Les chiffres de chômage du début de mai de l’agence fédérale devraient être plus sombres, mais ce sont surtout ceux de juin qui seront troublants si le confinement se poursuit, une fois que les derniers employeurs solidaires auront fait les choix déchirants.

En Italie, l’impact sur le chômage est encore ténu, car les fermetures des écoles et des lieux publics n’ont été ordonnées qu’au début de mars. En Chine, l’impact s’est surtout fait ressentir dans la province d’Hubei, pour laquelle il est difficile d’avoir des données fiables.

Trois fois plus de prestataires de l’assurance-emploi

Si le nombre de chômeurs double, l’impact sera encore plus grand sur le nombre de prestataires de l’assurance-emploi. En effet, seulement la moitié des 205 000 chômeurs actuels reçoivent des prestations, essentiellement parce que plusieurs ont épuisé leur période donnant droit au chômage.

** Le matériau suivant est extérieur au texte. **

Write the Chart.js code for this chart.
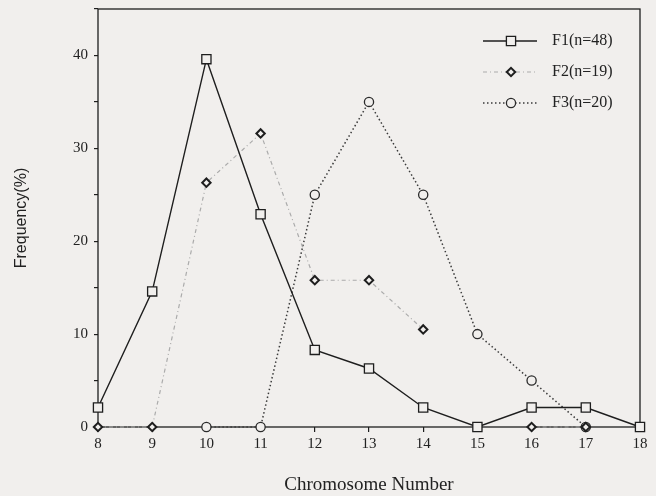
<!DOCTYPE html>
<html>
<head>
<meta charset="utf-8">
<script src="https://cdn.jsdelivr.net/npm/chart.js@4/dist/chart.umd.min.js"></script>
<style>
  html, body { margin: 0; padding: 0; background: #f1efed; }
  #wrap { width: 656px; height: 496px; position: relative; }
</style>
</head>
<body>
<div id="wrap"><canvas id="c" width="656" height="496"></canvas></div>
<script>
/* Chromosome number frequency for three generations */

const chromosomes = [8, 9, 10, 11, 12, 13, 14, 15, 16, 17, 18];
const f1Values = [2.1, 14.6, 39.6, 22.9, 8.3, 6.3, 2.1, 0, 2.1, 2.1, 0];
const f2Values = [0, 0, 26.3, 31.6, 15.8, 15.8, 10.5, null, 0, 0, null];
const f3Values = [null, null, 0, 0, 25, 35, 25, 10, 5, 0, null];
const seriesNames = ['F1(n=48)', 'F2(n=19)', 'F3(n=20)'];
const yTicks = [0, 10, 20, 30, 40];

const BG = '#f1efed';
const SERIF = '"Liberation Serif", "DejaVu Serif", serif';
const SANS = '"Liberation Sans", Arial, sans-serif';

const toPts = (vals) => chromosomes.map((x, i) => ({ x, y: vals[i] }));

const datasets = [
  {
    label: seriesNames[0], data: toPts(f1Values),
    borderColor: '#1e1e1e', borderWidth: 1.4,
    pointStyle: 'rect', pointRadius: 6.5, pointBorderWidth: 1.3,
    pointBackgroundColor: BG, pointBorderColor: '#1e1e1e', order: 1,
  },
  {
    label: seriesNames[1], data: toPts(f2Values),
    borderColor: '#ababab', borderWidth: 1.2, borderDash: [4, 3, 1, 3],
    pointStyle: 'rectRot', pointRadius: 4.2, pointBorderWidth: 2,
    pointBackgroundColor: BG, pointBorderColor: '#1e1e1e', order: 2,
  },
  {
    label: seriesNames[2], data: toPts(f3Values),
    borderColor: '#3a3a3a', borderWidth: 1.5, borderDash: [1.5, 2.5],
    pointStyle: 'circle', pointRadius: 4.6, pointBorderWidth: 1.3,
    pointBackgroundColor: BG, pointBorderColor: '#2a2a2a', order: 3,
  },
];

// frame around the plot area plus a legend with a line sample and the marker in the middle
const frame = {
  id: 'frame',
  beforeDatasetsDraw(chart) {
    const { ctx, chartArea: a } = chart;
    ctx.save();
    ctx.strokeStyle = '#1e1e1e';
    ctx.lineWidth = 1.3;
    ctx.strokeRect(a.left, a.top, a.right - a.left, a.bottom - a.top);
    ctx.restore();
  },
  afterDraw(chart) {
    const ctx = chart.ctx;
    const rows = [41, 72, 103];
    ctx.save();
    chart.data.datasets.forEach((ds, i) => {
      const y = rows[i];
      ctx.strokeStyle = ds.borderColor;
      ctx.lineWidth = ds.borderWidth;
      ctx.setLineDash(ds.borderDash || []);
      ctx.beginPath();
      ctx.moveTo(483, y); ctx.lineTo(537, y);
      ctx.stroke();
      ctx.setLineDash([]);
      ctx.fillStyle = ds.pointBackgroundColor;
      ctx.strokeStyle = ds.pointBorderColor;
      ctx.lineWidth = ds.pointBorderWidth;
      Chart.helpers.drawPoint(ctx, { pointStyle: ds.pointStyle, radius: ds.pointRadius, borderWidth: ds.pointBorderWidth }, 511, y);
      ctx.fillStyle = '#222';
      ctx.font = '16px ' + SERIF;
      ctx.textBaseline = 'middle';
      ctx.fillText(ds.label, 552, y);
    });
    ctx.restore();
  },
};

new Chart(document.getElementById('c'), {
  type: 'line',
  data: { datasets },
  plugins: [frame],
  options: {
    responsive: false, animation: false,
    layout: { padding: { top: 9, right: 16, left: 0, bottom: 0 } },
    plugins: { legend: { display: false }, tooltip: { enabled: false } },
    elements: { line: { tension: 0 } },
    datasets: { line: { clip: false, spanGaps: false } },
    scales: {
      x: {
        type: 'linear', min: 8, max: 18,
        afterFit: (s) => { s.height = 69; s.paddingLeft = 0; s.paddingRight = 0; },
        border: { display: false },
        grid: { drawOnChartArea: false, tickLength: 5, color: '#1e1e1e', lineWidth: 1.2 },
        ticks: { stepSize: 1, color: '#222', padding: 3, font: { family: SERIF, size: 15 } },
        title: { display: true, text: 'Chromosome Number', color: '#222', padding: { top: 18, bottom: 0 }, font: { family: SERIF, size: 19 } },
      },
      y: {
        min: 0, max: 45,
        afterFit: (s) => { s.width = 98; s.paddingTop = 0; s.paddingBottom = 0; },
        border: { display: false },
        grid: { drawOnChartArea: false, tickLength: 4, color: '#1e1e1e', lineWidth: 1.2 },
        ticks: {
          stepSize: 5, color: '#222', padding: 6, font: { family: SERIF, size: 15 },
          callback: (v) => (yTicks.includes(v) ? String(v) : ''),
        },
        title: { display: true, text: 'Frequency(%)', color: '#222', padding: { top: 12, bottom: 0 }, font: { family: SANS, size: 16 } },
      },
    },
  },
});
</script>
</body>
</html>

Ce faisant, le nombre réel de prestataires québécois (environ 110 000) pourrait tripler si l’on ajoute les nouveaux chômeurs des prochains mois (220 500).

Pour l’ensemble du Canada, la crise pourrait faire 1,1 million de nouveaux chômeurs, pour en faire passer le total à 2,2 millions. Le nombre de prestataires gonflerait aussi de 1,1 million pour atteindre environ 1,6 million.

Cette forte progression devrait exercer une pression intense sur la caisse de l’assurance-emploi et obliger le fédéral à augmenter les taux de cotisation imposés aux employeurs et employés. En 2019, leurs cotisations se sont élevées à 22,8 milliards et les prestations à 20,8 milliards, soit un surplus de 2,0 milliards. Au 31 mars 2019, l’actif net de la Caisse s’élevait à 4,9 milliards.

Avec la fin du confinement, le nombre de chômeurs devrait rapidement reculer. Certains consommateurs qui avaient reporté des dépenses pourraient réactiver assez rapidement leurs achats et faire fondre le chômage. La force et la rapidité de la reprise pourraient dépendre de notre réussite à contenir la propagation du virus.

1– Il s’agit des écoles de formation privées autres que celles du primaire, du secondaire et du postsecondaire.

2– Les données sont tirées de l’Enquête sur l’emploi, la rémunération et les heures de travail, qui ventile les données selon 398 secteurs.